Ein solches Duell um den Kanzlerstuhl - und sei es auch nur herbeigeschrieben - benötigen beide Großparteien für ihren Mobilisierungswahlkampf. Nur so können die peinliche Aufführung der vergangenen 18 Monate wieder vergessen gemacht, die eigenen Funktionäre zum Laufen gebracht und die Stammwähler zur Stimmabgabe motiviert werden. Also quasi alles fast genauso wie im Nationalratswahlkampf 2006. Auch da stand übrigens die SPÖ dank dem Bawag-Skandal mit dem Rücken zur Wand - und konnte trotzdem wider alle Erwartungen den "Sieg" erringen. Stimmen haben damals bekanntlich beide Parteien verloren.

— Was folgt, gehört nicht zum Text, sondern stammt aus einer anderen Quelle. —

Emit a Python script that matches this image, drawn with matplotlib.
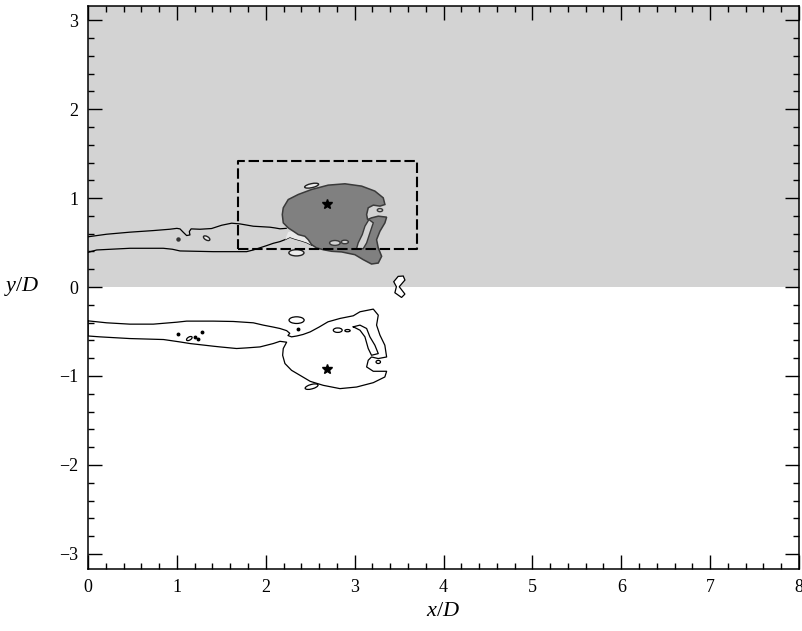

Die ÖVP weiß, dass ihre auf den ersten Blick gute Ausgangslage trügerisch ist. Alfred Gusenbauer ist bei der SPÖ bald Geschichte, Faymann hat den Vorteil des Newcomers, obwohl auch er sein ganzes Leben in der Politik verbracht hat. Auch des notwendigen publizistischen Rückenwinds von Seiten des Boulevards Marke Dichand und Fellner kann er sich gewiss sein.
Molterers Gesicht dagegen kennen die Österreicher scheinbar schon ewig. Seit seiner Berufung zum Landwirtschaftsminister 1994 steht der Bauernbündler in der ersten Reihe. Die Persönlichkeit hinter dem Politiker blieb jedoch in all den Jahren erstaunlich unbekannt. Molterer verweigert beharrlich solche Einblicke in sein politisches und privates Innenleben. Als Spitzenkandidat wird er sich öffnen müssen, neue Facetten entwickeln, will er gegen Faymann nicht als Relikt der Vergangenheit gelten.
Die ÖVP weiß auch, dass allein mit dem Meta-Thema Verlässlichkeit und Berechenbarkeit keine Wahlen zu gewinnen sind. Bereits am Montag machte Molterer deutlich, dass er nicht gewillt ist, der SPÖ die Sozialkompetenz kampflos zu überlassen. Und auch den Fauxpas, die Probleme im Pflegebereich wegzuleugnen, wird die ÖVP nicht noch einmal wiederholen.
Zum Abschluss noch etwas Positives: Noch ist Österreichs Politik nicht hoffnungslos verloren. Dass die SPÖ der Versuchung widersteht, im Anblick von Neuwahlen noch rasch mit der Opposition einige populäre, aber teure Wahlzuckerln zu verschenken, ist höchst ehrenwert.